Because of the small dataset Random Forests trains very quickly so we can run multiple training attempts very quickly. We will look at a range of trees to use in the random forest and see how it performs. Random Forests have the a trade off of higher accuracy but harder interpretation than typical Decision Trees.
For the following we will look at accuracy and Importance. Where the imporatnace calculated using the mean decrease in the Gini Index over all of the trees. In more simple terms these graphs show the most important variable that causes the purist division within the data.
Overall we can see a increase in the performance of the predictions with different trees. While we saw a decrease in when set.seed() = 1 for all of the other case we saw an increase as expected. Most likely if we were to recieve more training data we could expect to improve on our prediction. On average over this small training set we were 52.17% accurate.
To understand how we did we can look at the percentages of all of the majors
Overall the largest major within the class is IDSE (master) at 50%. So if we just consistently guessed IDSE we could still do fairly well. The Random Forest only did slightly better at 52.17% on average.
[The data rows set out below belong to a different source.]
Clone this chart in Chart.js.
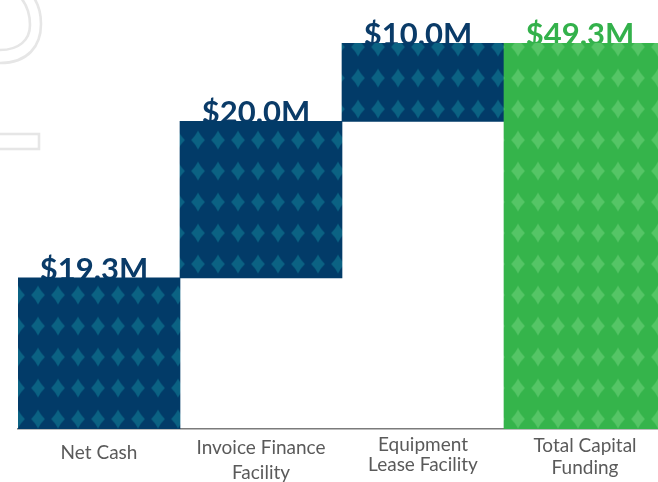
<!DOCTYPE html>
<html>
<head>
<meta charset="utf-8">
<script src="https://cdn.jsdelivr.net/npm/chart.js@4"></script>
<style>
  html, body { margin: 0; padding: 0; background: #fff; overflow: hidden; }
  #wrap { position: absolute; left: 0; top: 0; width: 666px; height: 482px; }
  #deco { position: absolute; left: 0; top: 0; z-index: 0; }
  #chart { position: absolute; left: 0; top: 0; z-index: 1; }
</style>
</head>
<body>
<div id="wrap">
  <svg id="deco" width="120" height="170">
    <path d="M0,63 C28,63 41,46 41,24 C41,12 38,4 34,-2" fill="none" stroke="#e6e6e6" stroke-width="2.6"/>
    <path d="M0,50 C19,50 30,40 30,25 C30,12 26,4 21,-2" fill="none" stroke="#e6e6e6" stroke-width="2.6"/>
    <rect x="-3" y="134" width="42" height="15" fill="none" stroke="#e6e6e6" stroke-width="2.6"/>
  </svg>
  <canvas id="chart" width="666" height="482"></canvas>
</div>
<script>
const categories = [
  ["Net Cash"],
  ["Invoice Finance", "Facility"],
  ["Equipment", "Lease Facility"],
  ["Total Capital", "Funding"]
];
const values = [19.3, 20.0, 10.0, 49.3];
const isTotal = [false, false, false, true];

// floating ranges for the waterfall
let running = 0;
const ranges = values.map((v, i) => {
  if (isTotal[i]) return [0, v];
  const r = [running, running + v];
  running += v;
  return r;
});
const valueLabels = values.map((v) => "$" + v.toFixed(1) + "M");

const canvas = document.getElementById("chart");
const ctx = canvas.getContext("2d");

// tile 20x31 with a concave four-point star in the middle
function makePattern(bg, star) {
  const c = document.createElement("canvas");
  c.width = 20;
  c.height = 31;
  const g = c.getContext("2d");
  g.fillStyle = bg;
  g.fillRect(0, 0, 20, 31);
  const cx = 10, cy = 15.5, hw = 7, hh = 9.5, k = 0.2;
  g.fillStyle = star;
  g.beginPath();
  g.moveTo(cx, cy - hh);
  g.quadraticCurveTo(cx + hw * 2 * k, cy - hh * 2 * k, cx + hw, cy);
  g.quadraticCurveTo(cx + hw * 2 * k, cy + hh * 2 * k, cx, cy + hh);
  g.quadraticCurveTo(cx - hw * 2 * k, cy + hh * 2 * k, cx - hw, cy);
  g.quadraticCurveTo(cx - hw * 2 * k, cy - hh * 2 * k, cx, cy - hh);
  g.fill();
  const p = ctx.createPattern(c, "repeat");
  p.setTransform(new DOMMatrix().translate(8, 0.5));
  return p;
}

const navyFill = makePattern("#023b68", "#0b6283");
const greenFill = makePattern("#35b44b", "#55c566");
const navyText = "#0a3b68";
const greenText = "#33b14b";

const tickLineHeights = ["35px", "25px", "20px", "22px"];

const valueLabelPlugin = {
  id: "valueLabels",
  beforeDatasetsDraw(chart) {
    const meta = chart.getDatasetMeta(0);
    const c = chart.ctx;
    c.save();
    c.font = "bold 31px Lato";
    c.textAlign = "center";
    c.textBaseline = "alphabetic";
    meta.data.forEach((bar, i) => {
      c.fillStyle = isTotal[i] ? greenText : navyText;
      c.fillText(valueLabels[i], bar.x - 5, bar.y + 2);
    });
    c.restore();
  }
};

new Chart(ctx, {
  type: "bar",
  data: {
    labels: categories,
    datasets: [
      {
        data: ranges,
        backgroundColor: isTotal.map((t) => (t ? greenFill : navyFill)),
        borderWidth: 0,
        barPercentage: 1,
        categoryPercentage: 1,
        borderSkipped: false
      }
    ]
  },
  options: {
    responsive: false,
    animation: false,
    layout: { padding: { left: 18, top: 43, right: 0, bottom: 0 } },
    plugins: {
      legend: { display: false },
      tooltip: { enabled: false }
    },
    scales: {
      x: {
        grid: { display: false, drawTicks: false },
        border: { display: true, color: "#7b7b7b", width: 1.5 },
        ticks: {
          color: "#5a5a5a",
          padding: 6,
          crossAlign: "near",
          maxRotation: 0,
          autoSkip: false,
          font: (c) => ({ family: "Lato", size: 19, lineHeight: tickLineHeights[c.index] || "21px" })
        },
        afterFit: (s) => { s.height = 53; }
      },
      y: {
        display: false,
        min: 0,
        max: 49.3
      }
    }
  },
  plugins: [valueLabelPlugin]
});
</script>
</body>
</html>
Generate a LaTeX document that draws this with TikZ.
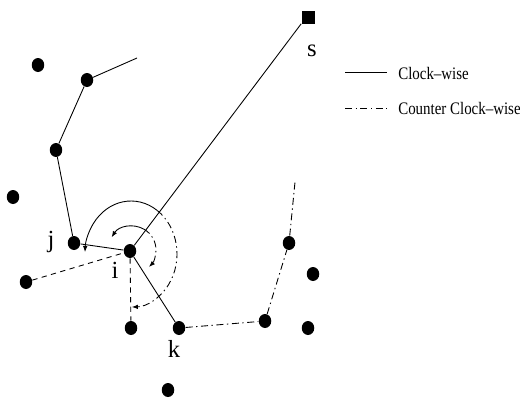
\documentclass[tikz,border=0pt]{standalone}
\usepackage{fontspec}
\setmainfont{Liberation Serif}
\usetikzlibrary{arrows.meta,shapes.geometric}
\begin{document}
\begin{tikzpicture}[x=0.02cm,y=-0.02cm,
  dot/.style={ellipse,fill=black,inner sep=0pt,minimum width=0.25cm,minimum height=0.28cm},
  sq/.style={rectangle,fill=black,inner sep=0pt,minimum size=0.26cm},
  lbl/.style={font=\fontsize{14}{16}\selectfont,inner sep=0pt},
  leg/.style={font=\fontsize{10}{12}\selectfont,inner sep=0pt,anchor=west,xscale=0.85},
  ln/.style={line width=0.5pt},
  cw/.style={ln},
  ccw/.style={ln,dash pattern=on 4pt off 2pt on 0.8pt off 2pt},
  dsh/.style={ln,dash pattern=on 3pt off 2.5pt},
  tip/.style={-{Latex[length=3.5pt,width=2.6pt]}}]
\useasboundingbox (0,0) rectangle (520,403);
% nodes
\node[sq] (s) at (308,17) {};
\node[dot] (a1) at (38,65) {};
\node[dot] (a2) at (87,80) {};
\node[dot] (a3) at (56,150) {};
\node[dot] (a4) at (13,197) {};
\node[dot] (j) at (74,243) {};
\node[dot] (l) at (26,282) {};
\node[dot] (i) at (130,251) {};
\node[dot] (b) at (131,328) {};
\node[dot] (k) at (179,328) {};
\node[dot] (c) at (168,390) {};
\node[dot] (m) at (265,321) {};
\node[dot] (n) at (289,243) {};
\node[dot] (o) at (313,274) {};
\node[dot] (p) at (308,328) {};
\coordinate (e1) at (137,58);
\coordinate (e2) at (295,182);
% labels
\node[lbl] (ls) at (312,51) {s};
\node[lbl] (lj) at (51,242) {j};
\node[lbl] (li) at (115,270) {i};
\node[lbl] (lk) at (174,349) {k};
% connectors
\draw[cw] (s.south west) -- (i);
\draw[cw] (j) -- (i);
\draw[cw] (i) -- (k);
\draw[cw] (e1) -- (a2) -- (a3) -- (j);
\draw[dsh] (l) -- (i);
\draw[dsh] (i) -- (b);
\draw[ccw] (k) -- (m) -- (n) -- (e2);
% big arc
\coordinate (bc) at (131,254);
\draw[cw,tip] ([shift={(-55:46 and 53)}]bc) arc[start angle=-55,end angle=-178,x radius=46,y radius=53];
\draw[ccw,tip] ([shift={(-55:46 and 53)}]bc) arc[start angle=-55,end angle=89,x radius=46,y radius=53];
% small arc
\coordinate (sc) at (132,250);
\draw[cw,tip] ([shift={(-60:24)}]sc) arc[start angle=-60,end angle=-148,radius=24];
\draw[ccw,tip] ([shift={(-60:24)}]sc) arc[start angle=-60,end angle=45,radius=24];
% legend
\coordinate (l1a) at (345,72);
\coordinate (l1b) at (387,72);
\coordinate (l2a) at (345,108);
\coordinate (l2b) at (387,108);
\draw[cw] (l1a) -- (l1b);
\draw[ccw] (l2a) -- (l2b);
\node[leg] (t1) at (398,73) {Clock--wise};
\node[leg] (t2) at (398,108) {Counter Clock--wise};
\end{tikzpicture}
\end{document}
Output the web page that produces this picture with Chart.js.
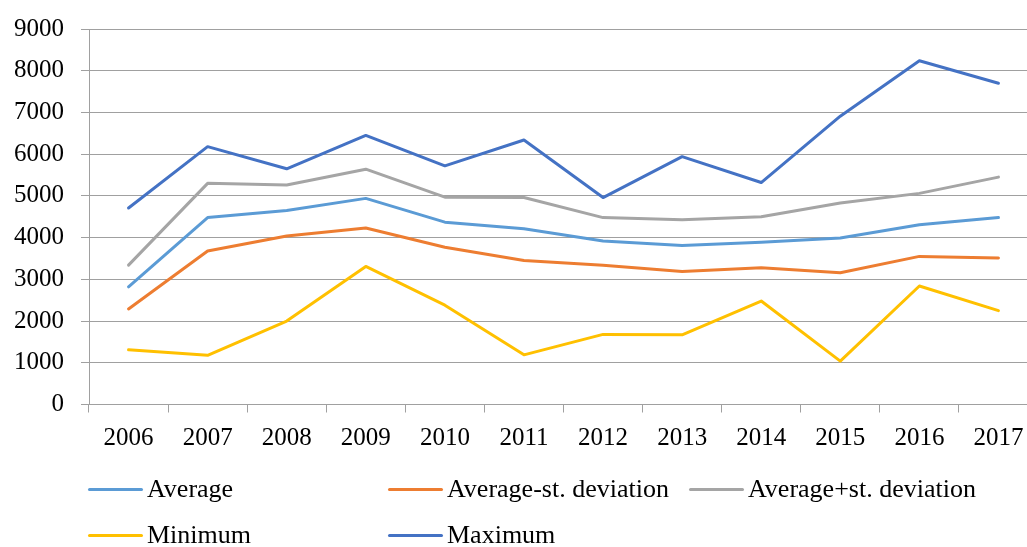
<!DOCTYPE html>
<html>
<head>
<meta charset="utf-8">
<script src="https://cdn.jsdelivr.net/npm/chart.js"></script>
<style>
  html, body { margin: 0; padding: 0; background: #fff; overflow: hidden; width: 1027px; height: 547px; }
  #wrap { position: relative; width: 1040px; height: 547px; }
  #legend { position: absolute; left: 0; top: 0; width: 1027px; height: 547px; pointer-events: none; }
  .item { position: absolute; display: flex; align-items: center; font-family: 'Liberation Serif', serif; font-size: 26px; color: #000; white-space: nowrap; }
  .item span.swatch { display: inline-block; width: 55px; height: 3px; border-radius: 2px; margin-right: 4px; }
</style>
</head>
<body>
<div id="wrap">
  <canvas id="chart" width="1040" height="547"></canvas>
  <div id="legend"></div>
</div>
<script>
// years on the x axis
const years = ['2006', '2007', '2008', '2009', '2010', '2011', '2012', '2013', '2014', '2015', '2016', '2017'];

// series
const average      = [2820, 4480, 4650, 4940, 4370, 4210, 3920, 3810, 3890, 3990, 4310, 4480];
const averageMinus = [2290, 3680, 4040, 4230, 3770, 3450, 3340, 3190, 3280, 3160, 3550, 3510];
const averagePlus  = [3340, 5300, 5260, 5640, 4970, 4960, 4480, 4430, 4500, 4830, 5060, 5450];
const minimum      = [1310, 1180, 2000, 3310, 2380, 1190, 1680, 1670, 2480, 1040, 2840, 2250];
const maximum      = [4710, 6180, 5650, 6450, 5720, 6340, 4960, 5940, 5320, 6910, 8240, 7700];

// y axis ticks
const yTicks = [0, 1000, 2000, 3000, 4000, 5000, 6000, 7000, 8000, 9000];

const font = { family: "'Liberation Serif', serif", size: 25 };
const gridColor = '#a0a0a0';

function series(label, data, color) {
    return {
        label: label,
        data: data,
        borderColor: color,
        backgroundColor: color,
        borderWidth: 3,
        pointRadius: 0,
        tension: 0,
        fill: false,
        borderCapStyle: 'round',
        borderJoinStyle: 'round'
    };
}

const datasets = [
    series('Average', average, '#5b9bd5'),
    series('Average-st. deviation', averageMinus, '#ed7d31'),
    series('Average+st. deviation', averagePlus, '#a5a5a5'),
    series('Minimum', minimum, '#ffc000'),
    series('Maximum', maximum, '#4472c4')
];

const chart = new Chart(document.getElementById('chart').getContext('2d'), {
    type: 'line',
    data: { labels: years, datasets: datasets.slice().reverse() },
    options: {
        responsive: false,
        animation: false,
        layout: { padding: { left: 14, right: 2, top: 29, bottom: 82.5 } },
        plugins: { legend: { display: false }, tooltip: { enabled: false } },
        scales: {
            x: {
                offset: true,
                grid: { offset: true, drawOnChartArea: false, drawTicks: true, tickLength: 8, color: gridColor },
                border: { display: true, color: gridColor, width: 1 },
                ticks: { color: '#000', font: font, padding: 11, maxRotation: 0, autoSkip: false }
            },
            y: {
                min: 0,
                max: 9000,
                afterBuildTicks: axis => { axis.ticks = yTicks.map(v => ({ value: v })); },
                afterFit: axis => { axis.width = 75; axis.paddingTop = 0; axis.paddingBottom = 0; },
                grid: { color: gridColor, drawTicks: true, tickLength: 8 },
                border: { display: true, color: gridColor, width: 1 },
                ticks: { color: '#000', font: font, padding: 17, callback: v => String(v) }
            }
        }
    }
});

// legend laid out like the original (two rows, fixed slots)
const slots = [
    { left: 88, top: 489 }, { left: 388, top: 489 }, { left: 689, top: 489 },
    { left: 88, top: 535 }, { left: 388, top: 535 }
];
const legend = document.getElementById('legend');
datasets.forEach((ds, i) => {
    const el = document.createElement('div');
    el.className = 'item';
    el.style.left = slots[i].left + 'px';
    el.style.top = (slots[i].top - 16) + 'px';
    el.style.height = '32px';
    el.innerHTML = '<span class="swatch" style="background:' + ds.borderColor + '"></span>' + ds.label;
    legend.appendChild(el);
});
</script>
</body>
</html>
Looking into decision trees helped us gain a better understanding of what factors might help differentiate the programs. We saw consistently that dropbox seemed to play the largest factor in how our algorithm determined which student belonged to which program. However even with 200 trees in the Random forest we still saw the importance ranking change, suggesting our data is still very spread and has a high variance. This is where more data could help the performance.